-- begin --
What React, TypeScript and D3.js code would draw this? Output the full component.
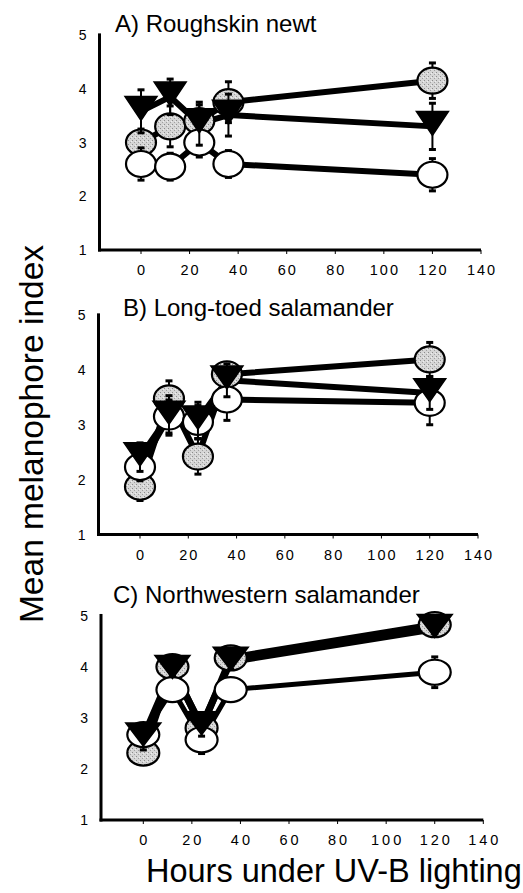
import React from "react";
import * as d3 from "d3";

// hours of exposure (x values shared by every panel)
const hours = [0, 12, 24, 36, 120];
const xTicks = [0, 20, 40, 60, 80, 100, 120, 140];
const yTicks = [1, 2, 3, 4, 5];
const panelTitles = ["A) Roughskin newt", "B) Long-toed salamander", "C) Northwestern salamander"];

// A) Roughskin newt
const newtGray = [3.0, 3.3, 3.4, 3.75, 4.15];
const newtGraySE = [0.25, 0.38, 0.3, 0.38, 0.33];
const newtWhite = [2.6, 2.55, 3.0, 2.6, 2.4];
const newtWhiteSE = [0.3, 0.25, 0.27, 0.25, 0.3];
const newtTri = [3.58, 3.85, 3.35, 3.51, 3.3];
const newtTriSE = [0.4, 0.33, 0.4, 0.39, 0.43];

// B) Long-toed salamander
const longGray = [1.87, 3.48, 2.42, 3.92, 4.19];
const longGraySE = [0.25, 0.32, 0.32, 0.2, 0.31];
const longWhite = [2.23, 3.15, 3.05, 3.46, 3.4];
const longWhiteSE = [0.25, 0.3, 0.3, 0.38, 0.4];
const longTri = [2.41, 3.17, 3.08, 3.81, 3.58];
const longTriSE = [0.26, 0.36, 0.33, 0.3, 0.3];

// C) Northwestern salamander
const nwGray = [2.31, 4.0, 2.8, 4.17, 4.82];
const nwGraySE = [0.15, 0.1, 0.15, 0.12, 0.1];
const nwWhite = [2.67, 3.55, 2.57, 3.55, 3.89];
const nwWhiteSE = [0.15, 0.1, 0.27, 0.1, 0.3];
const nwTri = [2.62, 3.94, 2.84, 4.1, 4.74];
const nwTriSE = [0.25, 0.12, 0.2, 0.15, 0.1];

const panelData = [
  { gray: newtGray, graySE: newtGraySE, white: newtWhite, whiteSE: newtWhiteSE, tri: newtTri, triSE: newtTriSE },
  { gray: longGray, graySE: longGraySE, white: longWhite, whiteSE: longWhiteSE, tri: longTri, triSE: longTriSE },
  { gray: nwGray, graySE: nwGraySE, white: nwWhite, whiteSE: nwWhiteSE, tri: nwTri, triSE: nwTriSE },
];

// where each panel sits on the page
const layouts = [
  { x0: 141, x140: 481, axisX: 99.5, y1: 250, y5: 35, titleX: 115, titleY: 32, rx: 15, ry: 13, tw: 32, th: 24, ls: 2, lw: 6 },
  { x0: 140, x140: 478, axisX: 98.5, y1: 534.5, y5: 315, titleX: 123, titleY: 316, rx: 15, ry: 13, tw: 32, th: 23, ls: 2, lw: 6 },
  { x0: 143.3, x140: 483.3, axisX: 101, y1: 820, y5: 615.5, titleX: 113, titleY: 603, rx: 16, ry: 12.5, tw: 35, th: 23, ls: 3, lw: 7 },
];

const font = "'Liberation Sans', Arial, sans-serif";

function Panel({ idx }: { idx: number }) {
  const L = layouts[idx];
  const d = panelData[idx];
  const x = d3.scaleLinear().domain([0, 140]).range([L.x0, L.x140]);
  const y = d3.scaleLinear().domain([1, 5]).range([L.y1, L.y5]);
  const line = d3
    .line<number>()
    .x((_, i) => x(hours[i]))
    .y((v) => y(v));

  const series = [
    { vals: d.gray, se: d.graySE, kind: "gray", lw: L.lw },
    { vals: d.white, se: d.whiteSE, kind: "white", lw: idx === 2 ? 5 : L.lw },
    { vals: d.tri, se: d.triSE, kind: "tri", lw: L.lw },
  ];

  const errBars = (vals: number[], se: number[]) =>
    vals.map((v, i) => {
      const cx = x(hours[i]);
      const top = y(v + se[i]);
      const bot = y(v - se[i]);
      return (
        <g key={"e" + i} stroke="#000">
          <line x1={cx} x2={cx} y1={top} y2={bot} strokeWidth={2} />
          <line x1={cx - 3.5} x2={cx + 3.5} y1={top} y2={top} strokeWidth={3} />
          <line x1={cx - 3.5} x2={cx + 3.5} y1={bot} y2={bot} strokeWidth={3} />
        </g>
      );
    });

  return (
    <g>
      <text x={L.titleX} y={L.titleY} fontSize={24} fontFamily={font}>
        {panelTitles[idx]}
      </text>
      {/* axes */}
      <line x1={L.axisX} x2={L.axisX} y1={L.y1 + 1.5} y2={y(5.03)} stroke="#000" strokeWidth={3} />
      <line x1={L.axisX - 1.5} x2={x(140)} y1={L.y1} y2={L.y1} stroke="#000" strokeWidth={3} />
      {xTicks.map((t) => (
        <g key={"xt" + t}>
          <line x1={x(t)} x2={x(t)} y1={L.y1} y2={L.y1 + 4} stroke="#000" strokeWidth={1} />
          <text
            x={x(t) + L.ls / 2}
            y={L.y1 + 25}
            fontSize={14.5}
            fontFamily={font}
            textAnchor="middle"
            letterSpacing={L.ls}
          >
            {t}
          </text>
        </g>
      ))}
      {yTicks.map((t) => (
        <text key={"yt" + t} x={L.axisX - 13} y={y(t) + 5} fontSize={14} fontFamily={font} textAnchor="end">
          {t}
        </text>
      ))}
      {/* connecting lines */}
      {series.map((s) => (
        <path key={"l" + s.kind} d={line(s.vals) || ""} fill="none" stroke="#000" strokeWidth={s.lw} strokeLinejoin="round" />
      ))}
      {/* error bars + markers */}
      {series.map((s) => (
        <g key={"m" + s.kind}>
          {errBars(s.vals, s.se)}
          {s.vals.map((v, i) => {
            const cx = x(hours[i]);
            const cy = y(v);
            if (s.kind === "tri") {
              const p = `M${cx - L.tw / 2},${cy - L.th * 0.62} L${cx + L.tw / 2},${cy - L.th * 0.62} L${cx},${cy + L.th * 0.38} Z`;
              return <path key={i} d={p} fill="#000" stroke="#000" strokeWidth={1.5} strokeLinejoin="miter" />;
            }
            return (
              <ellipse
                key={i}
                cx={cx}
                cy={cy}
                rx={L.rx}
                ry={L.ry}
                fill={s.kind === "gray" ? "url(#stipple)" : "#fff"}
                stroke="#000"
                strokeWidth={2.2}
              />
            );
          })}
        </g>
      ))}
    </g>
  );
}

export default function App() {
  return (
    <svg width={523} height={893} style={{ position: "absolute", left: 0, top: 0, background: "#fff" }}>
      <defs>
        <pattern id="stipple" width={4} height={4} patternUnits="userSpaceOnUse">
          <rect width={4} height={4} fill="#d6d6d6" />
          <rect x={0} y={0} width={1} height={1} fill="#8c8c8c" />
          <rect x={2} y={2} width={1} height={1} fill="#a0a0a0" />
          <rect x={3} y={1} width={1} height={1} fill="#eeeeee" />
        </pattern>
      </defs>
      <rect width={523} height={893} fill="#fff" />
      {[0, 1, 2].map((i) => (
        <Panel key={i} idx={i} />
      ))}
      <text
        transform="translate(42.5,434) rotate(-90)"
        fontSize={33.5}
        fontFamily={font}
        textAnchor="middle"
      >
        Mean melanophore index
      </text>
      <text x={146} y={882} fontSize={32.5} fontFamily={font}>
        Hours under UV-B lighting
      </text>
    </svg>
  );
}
-- end --
* **Task objective**: Could you repeat all of the material exactly? Pictures should not be copied.

* **Solved exercise**:
What React, TypeScript and D3.js code would draw this? Output the full component.
import React from "react";
import * as d3 from "d3";

// hours of exposure (x values shared by every panel)
const hours = [0, 12, 24, 36, 120];
const xTicks = [0, 20, 40, 60, 80, 100, 120, 140];
const yTicks = [1, 2, 3, 4, 5];
const panelTitles = ["A) Roughskin newt", "B) Long-toed salamander", "C) Northwestern salamander"];

// A) Roughskin newt
const newtGray = [3.0, 3.3, 3.4, 3.75, 4.15];
const newtGraySE = [0.25, 0.38, 0.3, 0.38, 0.33];
const newtWhite = [2.6, 2.55, 3.0, 2.6, 2.4];
const newtWhiteSE = [0.3, 0.25, 0.27, 0.25, 0.3];
const newtTri = [3.58, 3.85, 3.35, 3.51, 3.3];
const newtTriSE = [0.4, 0.33, 0.4, 0.39, 0.43];

// B) Long-toed salamander
const longGray = [1.87, 3.48, 2.42, 3.92, 4.19];
const longGraySE = [0.25, 0.32, 0.32, 0.2, 0.31];
const longWhite = [2.23, 3.15, 3.05, 3.46, 3.4];
const longWhiteSE = [0.25, 0.3, 0.3, 0.38, 0.4];
const longTri = [2.41, 3.17, 3.08, 3.81, 3.58];
const longTriSE = [0.26, 0.36, 0.33, 0.3, 0.3];

// C) Northwestern salamander
const nwGray = [2.31, 4.0, 2.8, 4.17, 4.82];
const nwGraySE = [0.15, 0.1, 0.15, 0.12, 0.1];
const nwWhite = [2.67, 3.55, 2.57, 3.55, 3.89];
const nwWhiteSE = [0.15, 0.1, 0.27, 0.1, 0.3];
const nwTri = [2.62, 3.94, 2.84, 4.1, 4.74];
const nwTriSE = [0.25, 0.12, 0.2, 0.15, 0.1];

const panelData = [
  { gray: newtGray, graySE: newtGraySE, white: newtWhite, whiteSE: newtWhiteSE, tri: newtTri, triSE: newtTriSE },
  { gray: longGray, graySE: longGraySE, white: longWhite, whiteSE: longWhiteSE, tri: longTri, triSE: longTriSE },
  { gray: nwGray, graySE: nwGraySE, white: nwWhite, whiteSE: nwWhiteSE, tri: nwTri, triSE: nwTriSE },
];

// where each panel sits on the page
const layouts = [
  { x0: 141, x140: 481, axisX: 99.5, y1: 250, y5: 35, titleX: 115, titleY: 32, rx: 15, ry: 13, tw: 32, th: 24, ls: 2, lw: 6 },
  { x0: 140, x140: 478, axisX: 98.5, y1: 534.5, y5: 315, titleX: 123, titleY: 316, rx: 15, ry: 13, tw: 32, th: 23, ls: 2, lw: 6 },
  { x0: 143.3, x140: 483.3, axisX: 101, y1: 820, y5: 615.5, titleX: 113, titleY: 603, rx: 16, ry: 12.5, tw: 35, th: 23, ls: 3, lw: 7 },
];

const font = "'Liberation Sans', Arial, sans-serif";

function Panel({ idx }: { idx: number }) {
  const L = layouts[idx];
  const d = panelData[idx];
  const x = d3.scaleLinear().domain([0, 140]).range([L.x0, L.x140]);
  const y = d3.scaleLinear().domain([1, 5]).range([L.y1, L.y5]);
  const line = d3
    .line<number>()
    .x((_, i) => x(hours[i]))
    .y((v) => y(v));

  const series = [
    { vals: d.gray, se: d.graySE, kind: "gray", lw: L.lw },
    { vals: d.white, se: d.whiteSE, kind: "white", lw: idx === 2 ? 5 : L.lw },
    { vals: d.tri, se: d.triSE, kind: "tri", lw: L.lw },
  ];

  const errBars = (vals: number[], se: number[]) =>
    vals.map((v, i) => {
      const cx = x(hours[i]);
      const top = y(v + se[i]);
      const bot = y(v - se[i]);
      return (
        <g key={"e" + i} stroke="#000">
          <line x1={cx} x2={cx} y1={top} y2={bot} strokeWidth={2} />
          <line x1={cx - 3.5} x2={cx + 3.5} y1={top} y2={top} strokeWidth={3} />
          <line x1={cx - 3.5} x2={cx + 3.5} y1={bot} y2={bot} strokeWidth={3} />
        </g>
      );
    });

  return (
    <g>
      <text x={L.titleX} y={L.titleY} fontSize={24} fontFamily={font}>
        {panelTitles[idx]}
      </text>
      {/* axes */}
      <line x1={L.axisX} x2={L.axisX} y1={L.y1 + 1.5} y2={y(5.03)} stroke="#000" strokeWidth={3} />
      <line x1={L.axisX - 1.5} x2={x(140)} y1={L.y1} y2={L.y1} stroke="#000" strokeWidth={3} />
      {xTicks.map((t) => (
        <g key={"xt" + t}>
          <line x1={x(t)} x2={x(t)} y1={L.y1} y2={L.y1 + 4} stroke="#000" strokeWidth={1} />
          <text
            x={x(t) + L.ls / 2}
            y={L.y1 + 25}
            fontSize={14.5}
            fontFamily={font}
            textAnchor="middle"
            letterSpacing={L.ls}
          >
            {t}
          </text>
        </g>
      ))}
      {yTicks.map((t) => (
        <text key={"yt" + t} x={L.axisX - 13} y={y(t) + 5} fontSize={14} fontFamily={font} textAnchor="end">
          {t}
        </text>
      ))}
      {/* connecting lines */}
      {series.map((s) => (
        <path key={"l" + s.kind} d={line(s.vals) || ""} fill="none" stroke="#000" strokeWidth={s.lw} strokeLinejoin="round" />
      ))}
      {/* error bars + markers */}
      {series.map((s) => (
        <g key={"m" + s.kind}>
          {errBars(s.vals, s.se)}
          {s.vals.map((v, i) => {
            const cx = x(hours[i]);
            const cy = y(v);
            if (s.kind === "tri") {
              const p = `M${cx - L.tw / 2},${cy - L.th * 0.62} L${cx + L.tw / 2},${cy - L.th * 0.62} L${cx},${cy + L.th * 0.38} Z`;
              return <path key={i} d={p} fill="#000" stroke="#000" strokeWidth={1.5} strokeLinejoin="miter" />;
            }
            return (
              <ellipse
                key={i}
                cx={cx}
                cy={cy}
                rx={L.rx}
                ry={L.ry}
                fill={s.kind === "gray" ? "url(#stipple)" : "#fff"}
                stroke="#000"
                strokeWidth={2.2}
              />
            );
          })}
        </g>
      ))}
    </g>
  );
}

export default function App() {
  return (
    <svg width={523} height={893} style={{ position: "absolute", left: 0, top: 0, background: "#fff" }}>
      <defs>
        <pattern id="stipple" width={4} height={4} patternUnits="userSpaceOnUse">
          <rect width={4} height={4} fill="#d6d6d6" />
          <rect x={0} y={0} width={1} height={1} fill="#8c8c8c" />
          <rect x={2} y={2} width={1} height={1} fill="#a0a0a0" />
          <rect x={3} y={1} width={1} height={1} fill="#eeeeee" />
        </pattern>
      </defs>
      <rect width={523} height={893} fill="#fff" />
      {[0, 1, 2].map((i) => (
        <Panel key={i} idx={i} />
      ))}
      <text
        transform="translate(42.5,434) rotate(-90)"
        fontSize={33.5}
        fontFamily={font}
        textAnchor="middle"
      >
        Mean melanophore index
      </text>
      <text x={146} y={882} fontSize={32.5} fontFamily={font}>
        Hours under UV-B lighting
      </text>
    </svg>
  );
}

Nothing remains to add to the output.